# Can this conditional probability be answered using Bayesian Theorem (or at all) with the information given

I have a conditional probability problem I'm unsure can be answered given the information I have - as such I'm unsure if Bayesian Theorem is the way to answer it, or if the answer is staring at me in the face and I can't spot it.

It's easiest to think of this problem in terms of a game of baseball, with two teams - A and B. I want to work out:

Pr(A scores first and A wins) (A1) - and similarly
Pr(B scores first and B wins) (A2)

Obviously these two scenarios alone won't sum to 100% as there are the possibilities that a team could score first and go on to lose. Also worth keeping in mind that in a baseball setting Team A will bat first and have first chance to score.

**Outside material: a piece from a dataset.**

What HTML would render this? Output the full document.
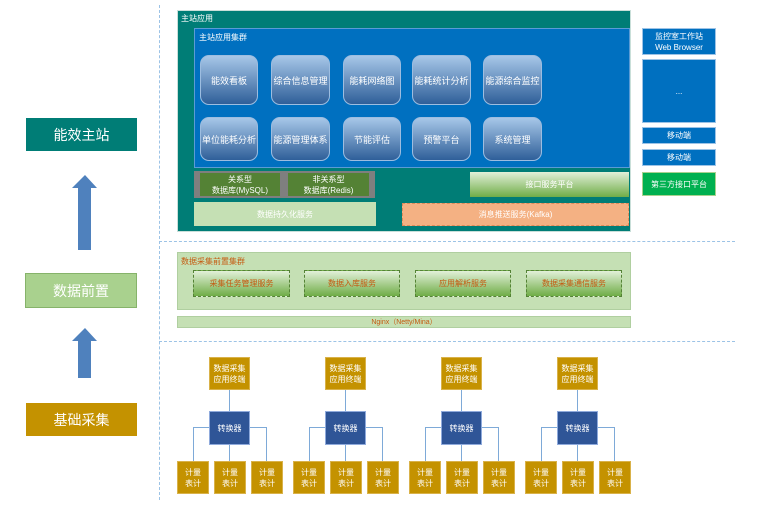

I have the following known information:

Pr(A Wins) = 0.58 (B1)
Pr(B Wins) = 0.42 (B2)

Pr(A Scores First) = 0.51 (C1)
Pr(B Scores First) = 0.49 (C2)

Pr(The team who scores first wins) = 0.75 (D1)
Pr(The team who scores first loses) = 0.25 (D2)

Is it as simple as saying that A1 = C1 * D1 (ie, the prob of team A scoring first by the prob that the team who scores first wins is the prob that team A will score first and win).

In the back of my mind it seems to me this isn't valid as there is some dependency here, hence I'm unsure whether I need to use Bayes Theorem - or is it the case there isn't enough information here?

One possibility to organize your information is to put it in a two-by-two table where rows are A wins, B wins; and columns are A scores first, B scores first. (You could also put your info in a 2-circle Venn diagram).

It is not as simple as saying that $A_1 = C_1 * D_1$ (different teams may have different probabilities of winning given that they won the first game.)

For this problem your space consists of four events.

1. AA = Team A scores first and wins.
2. AB = Team A scores first and loses.
3. BA = Team B scores first and loses.
4. BB = Team B scores first and wins.

Write your known information in terms of those events, and you should have enough information to find the probabilities of each of the events. (You should probably also go back and verify that your Bayesian argument does not work once you have all the probabilities.)